Читать «Иголка любви» онлайн - страница 26

Нина Николаевна Садур

После пятиминутки он совершал обход. Антоновой стало настолько лучше, что он стал думать о выписке. Несовершеннолетняя тоже совсем поправилась. Ее бабушка рассказала, что внучка родила пятимесячного мальчика и она, бабушка, тайно схоронила мальчика в садике за домом. Встала пораньше, пока все спали, и закопала под сиренью. И рассказала еще, как всю ночь просидела на кухне с мальчиком этим, не хотела с ним расстаться.

Смотрела на Дашевского детскими глазами, в них даже горя не было — огромное удивление. И Дашевский откинул голову чуть назад и отчеканил:

— Плод надо было привезти в больницу.

Назвал мальчика плодом, получилось, что мальчик вроде бы ненастоящий, какой-то плод, как опухоль при болезни.

Бабушка наморщила лобик, прислушалась к себе, как в ней отозвалось это «плод» вместо «мальчик».

— Внучку надо оберегать, — чеканил дальше Дашевский. — Нужно ее кормить, кровь восстанавливать, анемия у нее.

Бабушка пожевала губами и согласилась на «плод».

Несовершеннолетняя читала книгу.

— Что читаешь? — спросил он, подходя. Взял у нее книгу, посмотрел сам. «Три мушкетера». — Хорошая книга, — сказал он искренне.

— Хорошая, — вежливо согласилась несовершеннолетняя.

— Тебе не нравится? — почему-то встревожился он.

— Нравится, — согласилась она. — Марк Романыч… — осторожно начала она.

— Да? — насторожился он.

— Я домой хочу, — сказала несовершеннолетняя.

Это знакомое лицо выздоравливающей. Она уже не зависит от него, отчуждается, он уже не главный член чужой семьи, его слышат вполуха, небрежно пропускают его приказы, слушают всеми силами лишь оживающие связи с тем миром, куда они все уходят и куда не зовут его с собой.

Они все рано или поздно забывают о нем. Потому что боль забывается. А он для них связан только с болью. Он рад, что забывают. Но как странно они все замыкаются, выздоравливая. Словно жил он с голыми людьми и это было не стыдно: было видно всех, и все были вместе без опаски. И вдруг все оделись, кроме него. И смотрят на него. Что-то похожее он ощущал при виде таких лиц выздоравливающих. Но то было смутное, неопределенное какое-то ощущение. И еще досада какая-то.

— Я домой хочу, — сказала несовершеннолетняя.
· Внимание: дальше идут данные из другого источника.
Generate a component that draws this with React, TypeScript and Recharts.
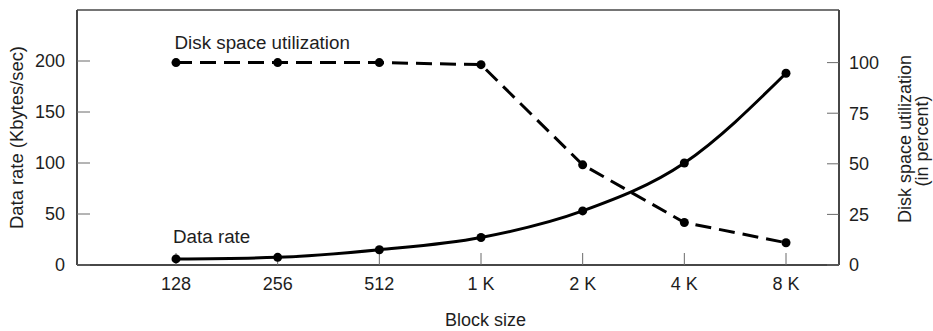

— Да? — сказал он, приподнимая бровь и засовывая руки в карманы. Он шевельнул усами.

Она фыркнула.

— Да, — сказала она капризно (и даже, кажется, потянулась при этом). — Здесь плохо… — И голос ее дрогнул.

— Чем же тебе здесь плохо? — сказал он.

Она посмотрела на него удивленно: «Дурак, что ли?»

— Здесь же не дом, — сказала она. — И кричат.

Он отвернулся. Он сам знал, что здесь кричат. Он знал, что несовершеннолетним здесь не место.

— Ну хорошо, — сказал он. — Я тебя посмотрю сегодня.

— Ладно. — Она обрадовалась.

— А ты! — сказал он Антоновой. — Ты тоже скоро домой пойдешь. Тише! Тише! Не так шумно! А то не скоро!

И Антонова не посмела даже пикнуть.

Он готовил к выписке троих. В том числе и несовершеннолетнюю. Это было накануне дежурства. Ему почему-то казалось, что ночью будет много поступлений, и хотел освободить места. В том числе и несовершеннолетнюю он хотел выписать, потому что ее бабушка уже сама робко заговаривала об этом, морща детский лобик и странно сверля его переносицу изумленным взглядом. Ей нужно было скорее увидеть измученную внучку. Да, несовершеннолетнюю нужно было выписывать как можно скорее. Он сурово расспросил бабушку об условиях, в которые поместят несовершеннолетнюю, дотошно вникая в подробности, бабушка оживилась, разгорелась в предвкушении предстоящих хлопот (он, красивый, сверкающий, неприступный, чистый, заботится об условиях, он знает что-то, чего она, бабушка, не знает, и выучился этому, как новым пляскам, и ей, бабушке, нужно безропотно пристроиться, повиноваться до последних сил).